The output is GitHub-flavored Markdown compatible — paste it into any .md file, Notion, Obsidian, or a RAG pipeline. It works well for research papers, reports, and structured documents. Heavily designed marketing PDFs with multi-column layouts will produce messier output that needs review.

Why no server?

Your PDF never leaves your device. The entire conversion runs client-side using PDF.js in your browser. This matters for confidential documents — salary slips, medical records, NDA drafts, research data. Competitors that process PDFs server-side retain a copy, even briefly. We never see it.

Common questions

Does the PDF to Markdown converter preserve formatting?

It preserves text-based structure — headings are detected from font size changes, lists are identified by bullet or numbered prefixes, and paragraph breaks follow vertical-gap thresholds.

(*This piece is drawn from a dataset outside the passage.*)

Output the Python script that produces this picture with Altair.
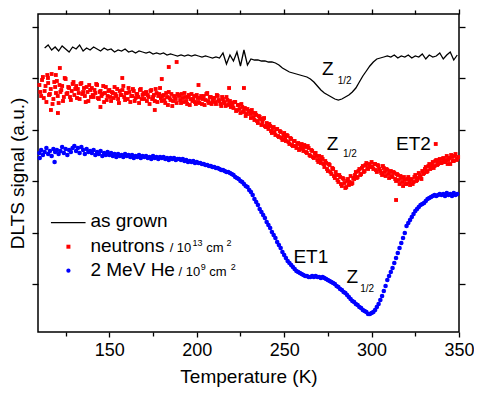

Complex multi-column layouts and decorative elements are simplified to plain text. For a document with clean heading hierarchy and standard body text, output quality is high. Heavily styled or tabular PDFs may need manual cleanup.

Can I export to GitHub-flavored Markdown (GFM)?

Yes. The output uses standard ATX headings (# H1, ## H2, etc.), dashes for unordered list items, and numbered lists for ordered sequences — all of which are fully compatible with GitHub-flavored Markdown. Paste it directly into a .md file in any GitHub repo.

Are images extracted from the PDF?

Not in this version. Image extraction requires significantly more processing and is planned for v2. The current tool focuses on text content. Images are silently skipped, and a note is shown in the output so you know what was omitted. OCR for scanned PDFs is also a v2 item.

Is the conversion done on a server?

No. Everything runs in your browser using the PDF.js library. Your PDF never leaves your device — there is no upload, no server-side processing, and no data retention. This makes it safe for confidential documents like research papers, financial reports, or internal documentation.

What about scanned PDFs?

Scanned PDFs are image-based and contain no machine-readable text layer. This tool works on text-based PDFs only — the kind you can select and copy text from in a PDF viewer. For scanned documents, you need OCR first. OCR support is on the roadmap as a separate tool.